Indexing list of lists

Lukasz Pankowski lupan at zamek.gda.pl
Sat Sep 20 06:18:15 EDT 2003


hildegarde_roth at yahoo.de (Hilde Roth) writes:


> No because in many cases the reason why you want to use the syntax
> l[seq] is that you already have seq, so you would refer to it by name
> and "l[s]" is definitely not hard to parse.

So you want l[seq] to be a shorter way for current

[l[i] for i in seq]

Which is pythonic as it is explicit, easier to read if the code is not
written by you yesterday, although in some situations your interpretation
of l[seq] might be guessable from the context.


> Not at all. I was suggesting to use a semi-colon not a colon. Thus if 
> l is (10,20,30,40), l[:3] -> (10,20,30) whereas l[(0,3)] -> (10, 30), 
> i.e., same as in your class-based example, minus the parentheses, which
> I now realize are superfluous (odd that python allows you to omit the
> parentheses but not the commas).

Sorry for my misunderstanding, yes it would be nice to have a
posibility to index a sequence with a list of indices, here is a pure
Python (>= 2.2) implementation of the idea:

class List(list):

    def __getitem__(self, index):
        if isinstance(index, (tuple, list)):
            return [list.__getitem__(self, i) for i in index]
        else:
            return list.__getitem__(self, index)

>>> l = List(range(0, 100, 10))
>>> l[0,2,3]
[0, 20, 30]

but in this simple using both commas and slices will not work as
expected

>>> l[0,1,7:]
[0, 10, [70, 80, 90]]


>
>> 2. Slicing two dimensional object will not be possible as the notion
>>    you proposed is used just for that (ex. l[1,2] which is equivalent
>>    to l[(1,2)] see below), and Numeric and numarray use it.
>
> Same misunderstanding as above, I believe. Let, e.g., l be 
> ((1,10,100),(2,20,200),(3,30,300),(4,40,400)). Then l[2:; 1:] ->
> [(30, 300), (40, 400)]. This is equivalent to [i[1:] for i in l[2:]]
> but, at least to me, it is the index notation that is easier to parse.
>
> Incidentally, it strikes me that there are a lot of superfluous
> commas. Why not just (1 10 100) or even 1 10 100 instead of (1,10,100)? 
> The commas do make the expression harder to parse visually.
>

This will will work until there are no expressions in the sequence.
If there are it is harder to read (and may be more error prone)

(1 + 3  4 + 2)


>> >>> # multi dimensional indexing
>> >>> c[1,3]
>
> I disagree that this is "multidimensional". You are passing a list 
> and getting back a list, so this is still flat.
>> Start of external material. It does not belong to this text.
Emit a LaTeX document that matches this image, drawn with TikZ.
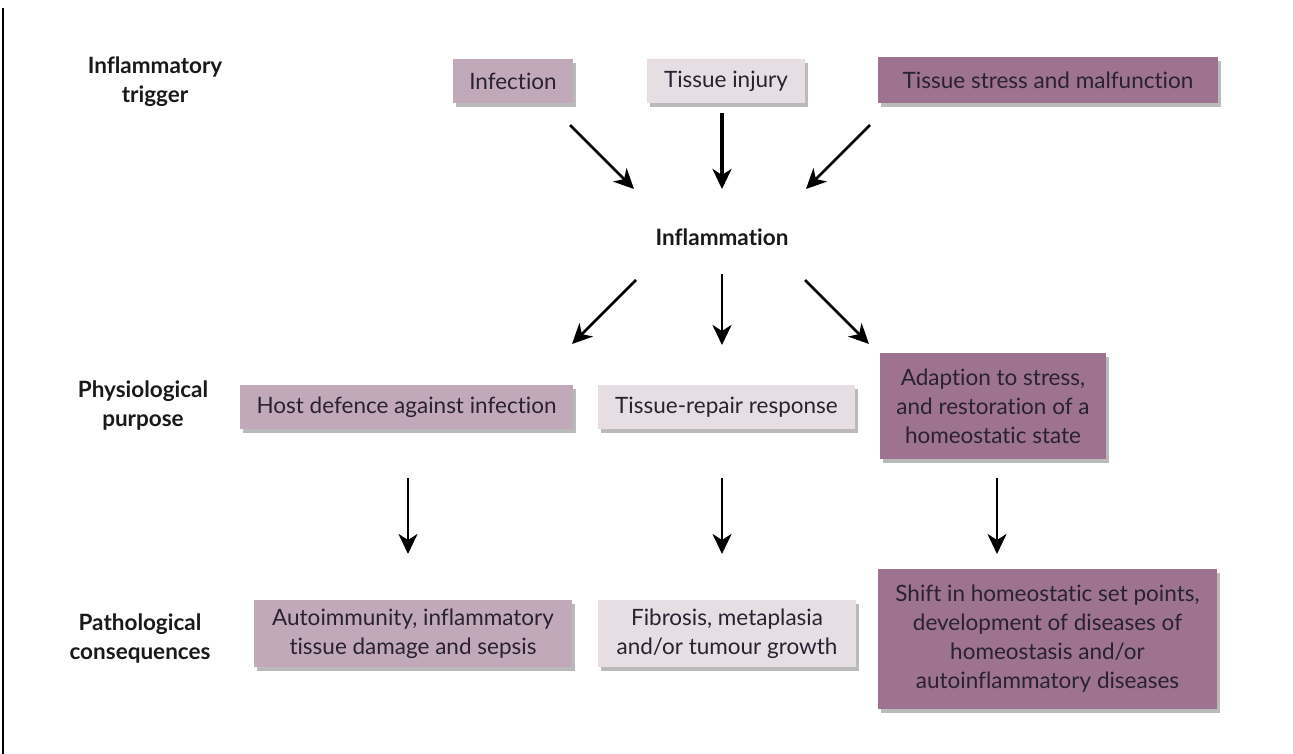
\documentclass[tikz,border=0pt]{standalone}
\usepackage{fontspec}
\setmainfont{Lato}[RawFeature=-liga]
\usetikzlibrary{shadows,arrows.meta}
\definecolor{cA}{HTML}{C1A9B9}
\definecolor{cB}{HTML}{E6DEE3}
\definecolor{cC}{HTML}{9D7390}
\definecolor{txt}{HTML}{2A2230}
\tikzset{
  box/.style={draw=none, inner sep=0pt, align=center, text=txt,
    font=\fontsize{22.5}{29}\selectfont,
    drop shadow={shadow xshift=3pt, shadow yshift=-4pt, opacity=0.45, fill=black!60}},
  lbl/.style={align=center, font=\bfseries\fontsize{22.5}{29}\selectfont, text=black!90},
  arr/.style={line width=2.8pt, -{Stealth[length=20pt,width=19pt,inset=6pt]}},
}
\begin{document}
\begin{tikzpicture}[x=1pt,y=-1pt]
\useasboundingbox (0,0) rectangle (1293,754);
\draw[line width=1.3pt] (3,8) -- (3,754);
% labels
\node[lbl] (l1) at (155,82) {Inflammatory\\trigger};
\node[lbl] (l2) at (143,406) {Physiological\\purpose};
\node[lbl] (l3) at (140,639) {Pathological\\consequences};
\node[lbl] (infl) at (722,237) {Inflammation};
% top row
\node[box, fill=cA, minimum width=120pt, minimum height=44pt] (inf) at (513,81) {Infection};
\node[box, fill=cB, minimum width=158pt, minimum height=44pt] (inj) at (726,81) {Tissue injury};
\node[box, fill=cC, minimum width=340pt, minimum height=46pt] (str) at (1048,80) {Tissue stress and malfunction};
% middle row
\node[box, fill=cA, minimum width=333pt, minimum height=44pt] (host) at (406.5,407) {Host defence against infection};
\node[box, fill=cB, minimum width=257pt, minimum height=44pt] (rep) at (726.5,407) {Tissue-repair response};
\node[box, fill=cC, minimum width=226pt, minimum height=106pt] (ada) at (993,406) {Adaption to stress,\\and restoration of a\\homeostatic state};
% bottom row
\node[box, fill=cA, minimum width=318pt, minimum height=67pt] (auto) at (413,633.5) {Autoimmunity, inflammatory\\tissue damage and sepsis};
\node[box, fill=cB, minimum width=258pt, minimum height=67pt] (fib) at (727,633.5) {Fibrosis, metaplasia\\and/or tumour growth};
\node[box, fill=cC, minimum width=339pt, minimum height=140pt] (shift) at (1047.5,639) {Shift in homeostatic set points,\\development of diseases of\\homeostasis and/or\\autoinflammatory diseases};
% arrow end points
\coordinate (a1s) at (570,125); \coordinate (a1e) at (634,189);
\coordinate (a2s) at (722,113); \coordinate (a2e) at (722,189);
\coordinate (a3s) at (870,125); \coordinate (a3e) at (806,189);
\coordinate (b1s) at (636,280); \coordinate (b1e) at (572,344);
\coordinate (b2s) at (722,274); \coordinate (b2e) at (722,345);
\coordinate (b3s) at (805,280); \coordinate (b3e) at (869,344);
\coordinate (c1s) at (408,478); \coordinate (c1e) at (408,554);
\coordinate (c2s) at (722,478); \coordinate (c2e) at (722,554);
\coordinate (c3s) at (997,478); \coordinate (c3e) at (997,554);
\foreach \p in {a1,a3,b1,b2,b3,c1,c2,c3}
  \draw[arr] (\p s) -- (\p e);
\draw[arr, line width=3.8pt] (a2s) -- (a2e);
\end{tikzpicture}
\end{document}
I think you are
> confusing dimensionality and cardinality.
>
That is the notion of multidimensional indexing in Python.

>> Numeric and numarray use it
>
> This is good if it is true (I have yet to look at these two because
> my work is not primarily numerical) but, again, the restriction of this
> syntax to arrays, and arrays of numeric values at that, strikes me
> as completely arbitrary.

Here is an example of two dimentional Numeric array and it's indexing:
 
>>> from Numeric import *
>>> reshape(arange(9), (3,3))
array([[0, 1, 2],
       [3, 4, 5],
       [6, 7, 8]])
>>> a = reshape(arange(9), (3,3))
>>> a[1][0]
3
>>> a[1,0]
3
>>> a[(1,0)]
3

So currently indexing with sequence has a settled meaning of
multidimensional indexing if lists and tuples would allow indexing by
sequence, than either:

1. it might be confused with multidimensional indexing of numeric
   types (the same notion for two different things)

2. it will require rework of multidimensional indexing maybe with your
   semicolon notion, but will introduce incompatibilities (back and
   forward)

>
> The bottom line is that python claims to be simple but has a syntax
> which, in this little corner at least, is neither simple nor regular:
> xranges and slices are both sequence abstractions but are used in
> different contexts and have different syntaxes; C-style arrays are
> treated differently than lists of lists of ..., although they are
> conceptually equivalent; numeric structures are treated differently
> than non-numeric ones etc etc
>

With multidimensional arrays and list of lists you may both write
a[i][j], so it is consistent, with arrays you may write a[i,j] if you
know that you have an 2-dim array in your hand.